Found a few small male WB up the creek near Roxanna New Burlington today, despite the drought conditions. I have never seen so little water in the creek. 

A word of caution if you go. I have never in all my days seen so much broken glass in my life. I was seriously nervous I would cut my wader boots. It was pretty sad truth be known.

All my fish came on 1/8 once White rooster tails. I tried a few other baits once I found fishable water and a few fish but the Rooster Tail was tops.

The carp have moved in, in spades. I ended up foul hooking four carp, thankfully they all managed to get off before I had to handle them.

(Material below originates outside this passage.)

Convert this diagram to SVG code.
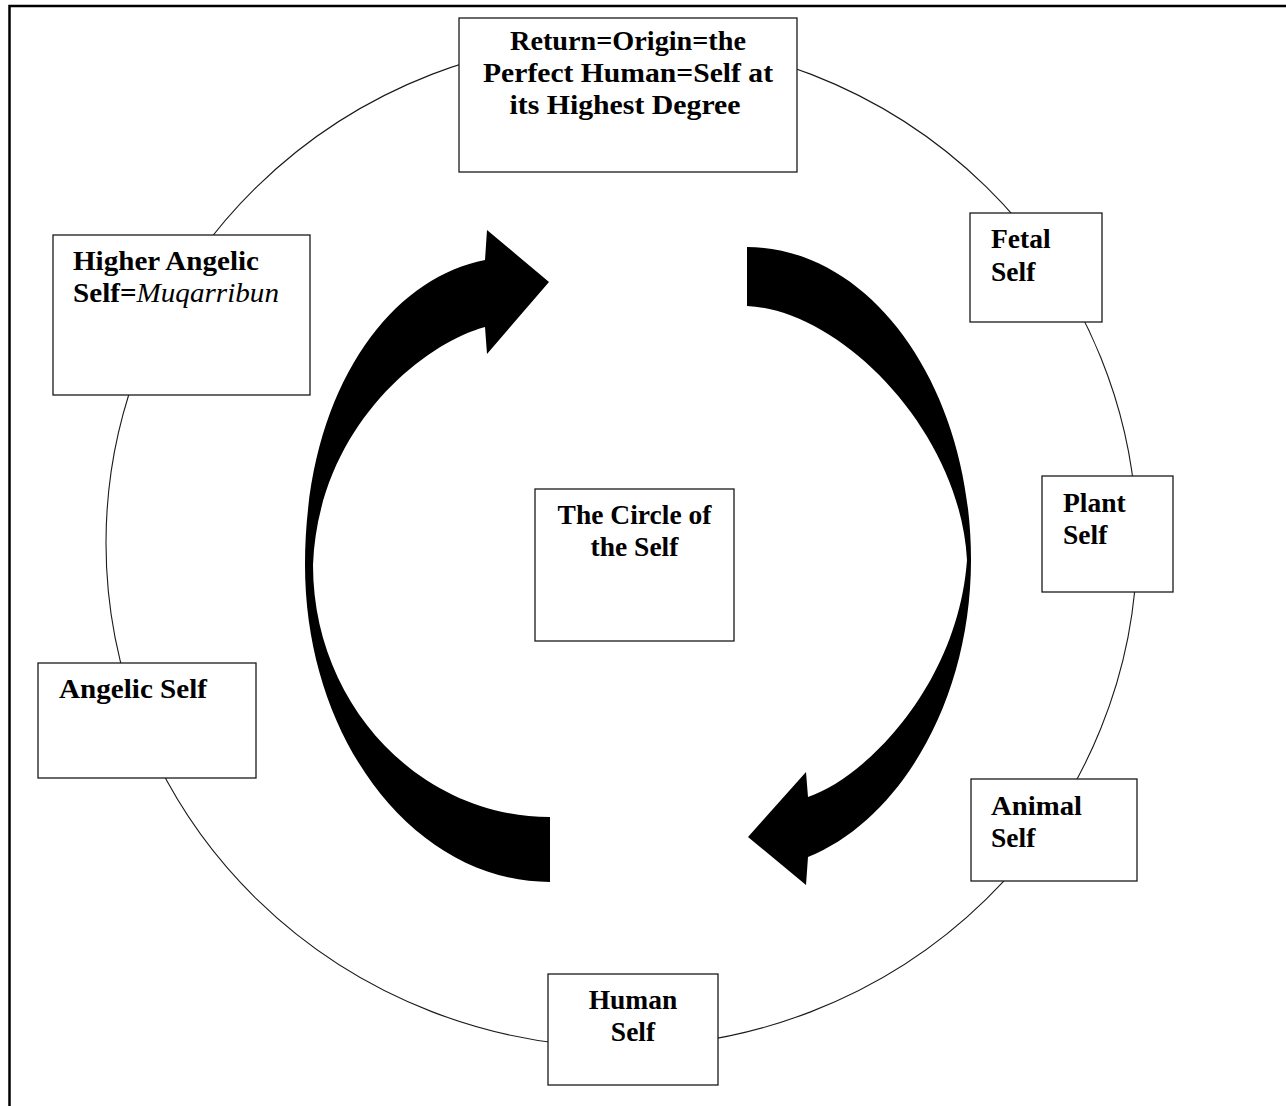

Absolutely leave the dog at home....


----------



## Slogdog (May 15, 2008)

It's been a few years since that water has been just right for their run. What's up with the glass? Broken bottles on the walking paths?


----------



## Fish Whisperer (Jul 11, 2006)

Matt, thanks for WB CC post.


----------



## longhaulpointer (Mar 12, 2009)

it wouldn't hurt my feelings one bit if they outlawed beer bottles. I prefer mine out of a can. Couple years back one of my dogs got in some broken glass in woods while hunting grouse. Had to get stiches on 3 of her pads and cost me over $300. Cant stand litter bugs. Also would be nice if ohio had deposits on cans/bottles like some other states. It would sure make these toothless hillbillies think twice about throwing their bush bottle in a creek if they knew they could get a dime for it to go towards some wild irish rose.


----------



## Matt Hougan (Aug 19, 2008)

These broken bottles looked pretty old and would normally be under water. The only good thing about the low water is it really narrows down where the WB could be holding. I'll be back Monday morning with my flyrod if the water isnt too high. I've been out of town so Im not sure what kidn of rain we got, Pennsylvania got hammered yesterday.


----------